The mayor also visited the Harrison Street technical call centre on the same day.
The working conditions there were much better.
“Staff were properly equipped and most facilities were working. The staff at this call centre are in a world-class environment compared to what we found in Roodepoort. Issues around the working capacity, which impacts work flow for call agents, (exist) but will be addressed in due time.”
His decision to visit these centres was part of his service delivery plans, and he needed to see if all call centres were geared up for what the new administration wanted to achieve.
“They need to be the face of the city for our residents. They are the ones who interact with our residents on a daily basis. As a city we have a lot more to do.”
Mashaba said the problem sat with leadership and positive change needed to be implemented.

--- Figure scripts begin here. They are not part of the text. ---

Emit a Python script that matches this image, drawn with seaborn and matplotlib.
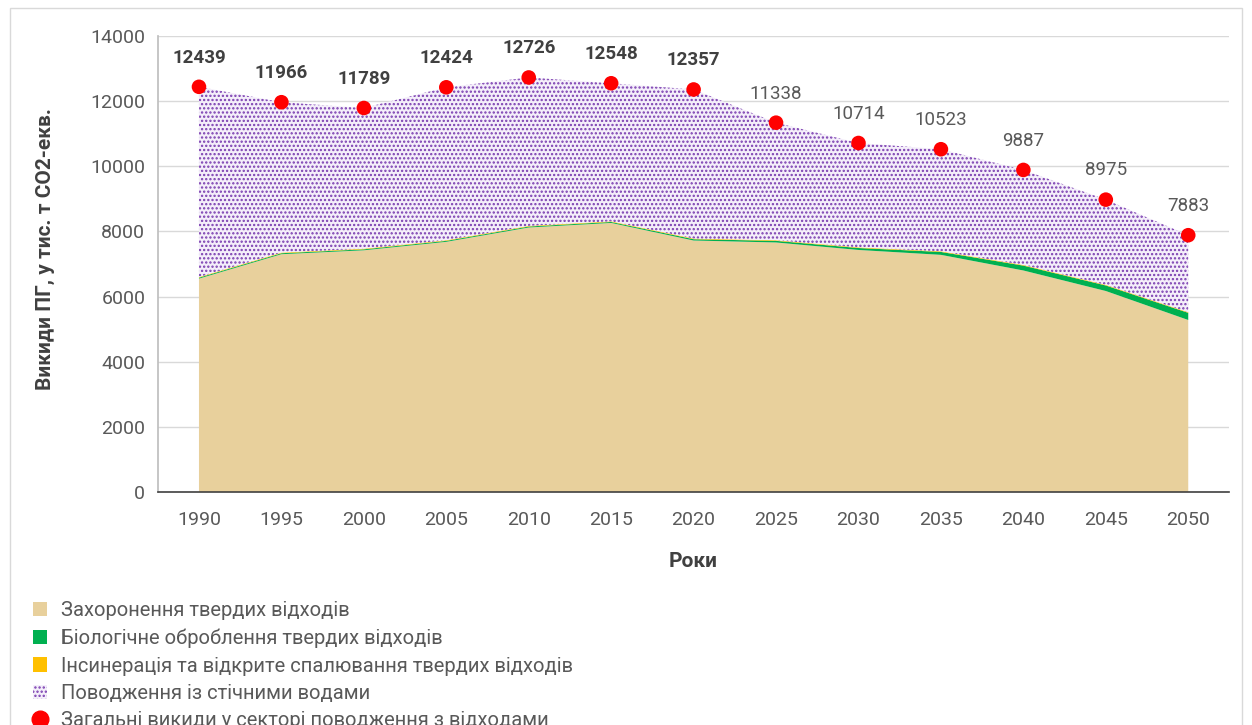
import matplotlib
matplotlib.use("Agg")
import matplotlib.pyplot as plt
import seaborn as sns
import pandas as pd
from matplotlib.patches import Patch, Rectangle
from matplotlib.lines import Line2D

# Дані (оцінено з графіка)
roky = [1990, 1995, 2000, 2005, 2010, 2015, 2020, 2025, 2030, 2035, 2040, 2045, 2050]
zahoronennia = [6550, 7300, 7420, 7680, 8120, 8260, 7720, 7660, 7430, 7280, 6800, 6170, 5280]
biologichne = [30, 30, 30, 30, 30, 30, 40, 50, 60, 90, 150, 170, 220]
insyneratsiia = [20, 20, 20, 20, 20, 20, 20, 20, 20, 20, 20, 20, 20]
zagalni = [12439, 11966, 11789, 12424, 12726, 12548, 12357, 11338, 10714, 10523, 9887, 8975, 7883]
stichni = [t - a - b - c for t, a, b, c in zip(zagalni, zahoronennia, biologichne, insyneratsiia)]
pidpysy_zhyrni = [True] * 7 + [False] * 6

kat_zahor = 'Захоронення твердих відходів'
kat_bio = 'Біологічне оброблення твердих відходів'
kat_ins = 'Інсинерація та відкрите спалювання твердих відходів'
kat_stich = 'Поводження із стічними водами'
kat_zag = 'Загальні викиди у секторі поводження з відходами'

df = pd.DataFrame({'rik': roky, 'poz': range(len(roky)), 'zagalni': zagalni})

sns.set_theme(style='white')
plt.rcParams['font.family'] = ['Roboto', 'DejaVu Sans']
plt.rcParams['hatch.linewidth'] = 1.1

fig = plt.figure(figsize=(12.52, 7.25), dpi=100)
ax = fig.add_axes([0.126, 0.3214, 0.856, 0.629])

# рамка діаграми
fig.patches.append(Rectangle((0.008, -0.1), 0.984, 1.089, transform=fig.transFigure,
                             fill=False, edgecolor='#D9D9D9', linewidth=1))

x = df['poz']
n1 = zahoronennia
n2 = [a + b for a, b in zip(n1, biologichne)]
n3 = [a + b for a, b in zip(n2, insyneratsiia)]
n4 = [a + b for a, b in zip(n3, stichni)]

ax.fill_between(x, 0, n1, facecolor='#E8D09C', edgecolor='none', zorder=2)
ax.fill_between(x, n1, n2, facecolor='#00B050', edgecolor='none', zorder=2)
ax.fill_between(x, n2, n3, facecolor='#FFC000', edgecolor='none', zorder=2)
ax.fill_between(x, n3, n4, facecolor='#F4EEFA', edgecolor='#7A3DB0', hatch='....',
                linewidth=0, zorder=2)

sns.scatterplot(data=df, x='poz', y='zagalni', color='#FF0000', s=110,
                edgecolor='none', ax=ax, zorder=4)

for i, v in enumerate(zagalni):
    ax.annotate(str(v), (i, v), xytext=(0, 21), textcoords='offset points',
                ha='center', va='center', fontsize=13.5,
                fontweight='bold' if pidpysy_zhyrni[i] else 'normal',
                color='#404040' if pidpysy_zhyrni[i] else '#595959', zorder=5)

ax.set_xlim(-0.5, len(roky) - 0.5)
ax.set_ylim(0, 14000)
ax.set_yticks(range(0, 14001, 2000))
ax.set_xticks(range(len(roky)))
ax.set_xticklabels([str(r) for r in roky])
ax.set_xticks([i - 0.5 for i in range(len(roky) + 1)], minor=True)
ax.tick_params(axis='x', which='major', length=0, pad=14, labelsize=14, labelcolor='#595959')
ax.tick_params(axis='x', which='minor', length=6, width=1, color='#404040', direction='out')
ax.tick_params(axis='y', length=0, pad=9, labelsize=14, labelcolor='#595959')
ax.grid(axis='y', color='#D9D9D9', linewidth=1, zorder=0)
ax.set_axisbelow(True)

for s in ['top', 'right']:
    ax.spines[s].set_visible(False)
ax.spines['left'].set_color('#BFBFBF')
ax.spines['bottom'].set_color('#404040')
ax.spines['bottom'].set_linewidth(1.2)

ax.set_xlabel('Роки', fontsize=15, fontweight='bold', color='#404040', labelpad=16)
ax.set_ylabel('Викиди ПГ, у тис. т СО2-екв.', fontsize=15, fontweight='bold',
              color='#404040')
ax.yaxis.set_label_coords(-0.096, 0.533)

handles = [
    Patch(facecolor='#E8D09C', edgecolor='none', label=kat_zahor),
    Patch(facecolor='#00B050', edgecolor='none', label=kat_bio),
    Patch(facecolor='#FFC000', edgecolor='none', label=kat_ins),
    Patch(facecolor='#F4EEFA', edgecolor='#7A3DB0', hatch='....', linewidth=0, label=kat_stich),
    Line2D([], [], marker='o', linestyle='none', color='#FF0000', markersize=12, label=kat_zag),
]
leg = fig.legend(handles=handles, loc='upper left', bbox_to_anchor=(0.02, 0.182),
                 frameon=False, fontsize=14.5, labelcolor='#595959', handlelength=0.7,
                 handleheight=0.7, handletextpad=0.7, labelspacing=0.42, borderaxespad=0)

fig.savefig('out.png', dpi=100)
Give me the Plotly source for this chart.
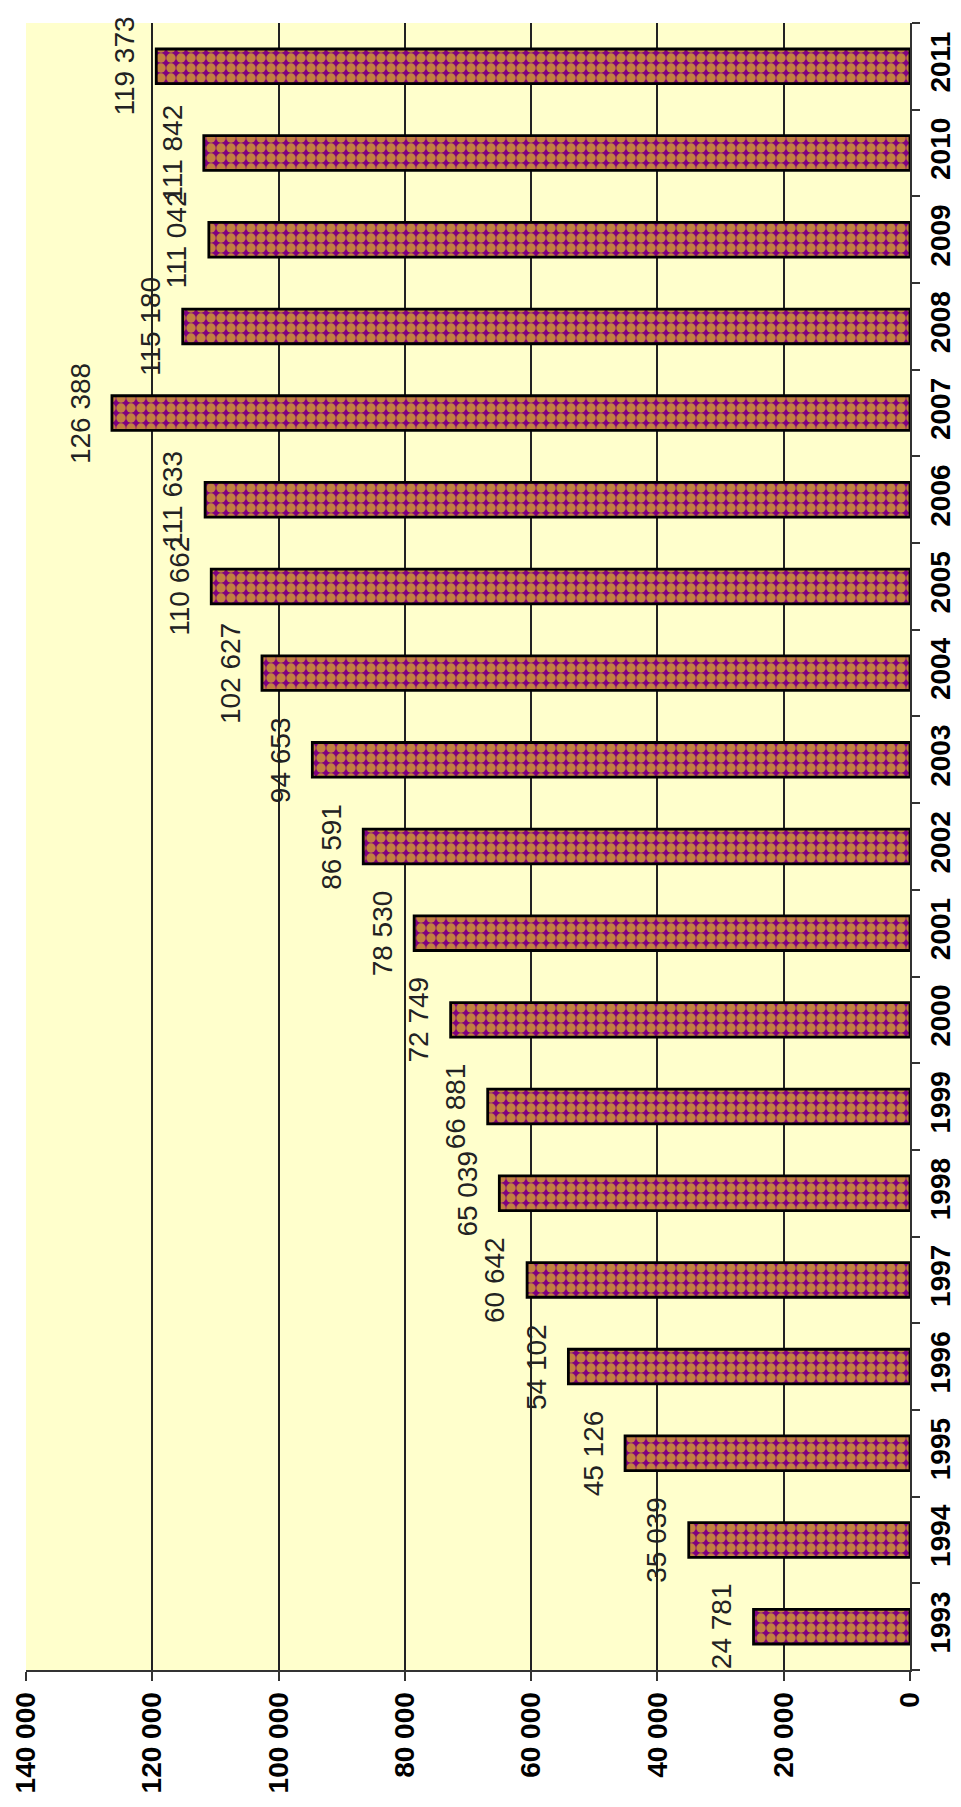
import plotly.graph_objects as go

# Annual values, 1993-2011
years = ["1993", "1994", "1995", "1996", "1997", "1998", "1999", "2000", "2001", "2002",
         "2003", "2004", "2005", "2006", "2007", "2008", "2009", "2010", "2011"]
values = [24781, 35039, 45126, 54102, 60642, 65039, 66881, 72749, 78530, 86591,
          94653, 102627, 110662, 111633, 126388, 115180, 111042, 111842, 119373]

value_ticks = [0, 20000, 40000, 60000, 80000, 100000, 120000, 140000]
value_tick_labels = ["0", "20 000", "40 000", "60 000", "80 000", "100 000", "120 000", "140 000"]


def fmt(v):
    return f"{v:,}".replace(",", " ")


FONT = "Liberation Sans, Arial, sans-serif"

fig = go.Figure()
fig.add_trace(go.Bar(
    x=values,
    y=years,
    orientation="h",
    marker=dict(
        color="#800080",
        line=dict(color="#000000", width=2.8),
        pattern=dict(shape=".", bgcolor="#800080", fgcolor="#FFFF00",
                     size=10, solidity=0.7),
    ),
    hoverinfo="x+y",
))

# Value labels, rotated, just beyond each bar end
# (category positions are given by index along the year axis)
for idx, v in enumerate(values):
    fig.add_annotation(
        x=v, y=idx, text=fmt(v), showarrow=False, textangle=-90,
        xanchor="center", yanchor="middle", xshift=-32,
        font=dict(family=FONT, size=28, color="#222222"),
    )

fig.update_layout(
    width=961, height=1807,
    margin=dict(l=26, r=51, t=23, b=137, autoexpand=False),
    paper_bgcolor="#FFFFFF",
    plot_bgcolor="#FFFFCC",
    bargap=0.6,
    showlegend=False,
)

fig.update_xaxes(
    range=[140000, 0],
    tickvals=value_ticks, ticktext=value_tick_labels,
    tickangle=-90,
    tickfont=dict(family=FONT, size=28, color="#000000", weight="bold"),
    ticks="outside", ticklen=9, tickwidth=2, tickcolor="#333333",
    showline=True, linecolor="#333333", linewidth=2,
    showgrid=True, gridcolor="#222222", gridwidth=2,
    zeroline=False, automargin=False,
)

fig.update_yaxes(
    type="category",
    categoryorder="array", categoryarray=years,
    range=[-0.5, len(years) - 0.5],
    side="right",
    tickangle=-90,
    tickfont=dict(family=FONT, size=28, color="#000000", weight="bold"),
    ticks="outside", tickson="boundaries", ticklen=8, tickwidth=2, tickcolor="#333333",
    ticklabelstandoff=4,
    showline=True, linecolor="#333333", linewidth=2,
    showgrid=False, zeroline=False, automargin=False,
)

fig.write_html("out.html")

“The starting point is to ensure that we have a motivated workforce that can deliver. This is why it is important for the city to carry on with the skills audit. The problem does not lie with the 33 000 people (employed by the city). The problem is with the leadership. Leadership is sitting in nice offices earning millions. They are the people who are failing our residents,” added Mashaba.
In order to deal with service delivery issues, the city would need to go back to basics and deal with the root of the problem, he said.
“With the new administration in place, more will be done to ensure the city is fully functional for all citizens. I am taking matters quite seriously. I expect there to be serious consequences when departments do not do what they are expected to do,” concluded Mashaba.